One of the best ways to approach the many meanings of this lyric poem is to see where it fits in the collection in which it appears, Leaves of Grass. It is one of approximately fifty poems that appear in a section entitled Calamus. Whitman explained the reason he entitled his section as he did: “Calamus is the very large and aromatic grass, or rush, growing about water ponds in the valleys—spears about three feet high; often called Sweet Flag; grows all over the Northern and Middle States. The recherché or ethereal sense of the term, as used in my book, arises probably from the actual Calamus presenting the biggest and hardiest kind of spears of grass, and their fresh, aquatic, pungent bouquet.”
This notion of aromatic grass explains why Whitman would describe his major symbol as “Scented herbage,” and it suggests why he would add the reference to his breast. For Whitman was, in many ways, a poet of the physical, physiological body, and his poetry is replete with references to the human anatomy and to songs celebrating the beauty and strength of the body. In this poem, the persona is indeed rhapsodizing over the aroma, the hardiness, the life that is symbolized by the grass and that is inherent in the human body.
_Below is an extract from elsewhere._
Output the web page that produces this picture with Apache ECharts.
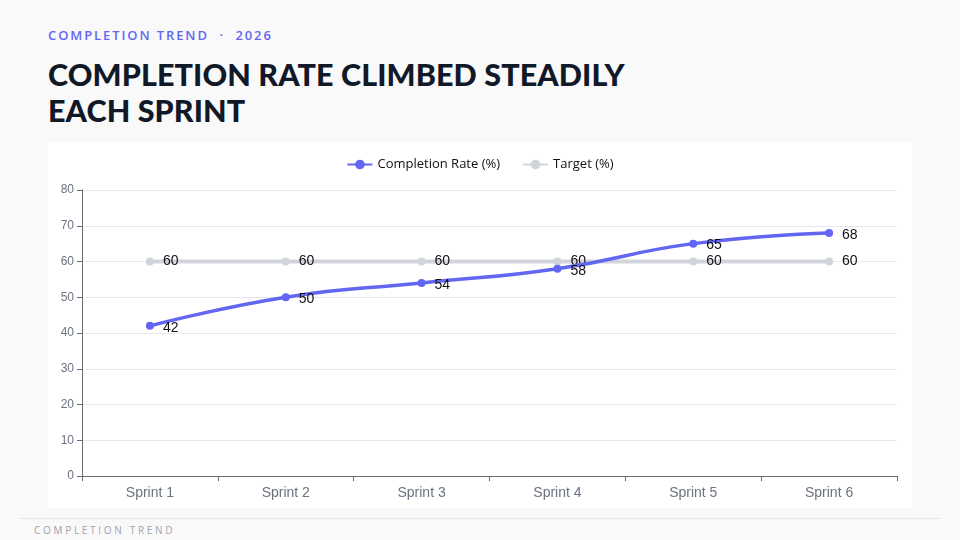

The persona is also singing of comradeship, a theme that connects the cluster of poems in the Calamus section of Leaves of Grass. Many critics have analyzed this section as suggesting ideas about relationships among male lovers, and this may, perhaps, be the focus of the persona’s attention. Yet the more universal focus is also clear: a call to connections between the visible and invisible worlds, between the individual and community, between the self and the other, between death and life.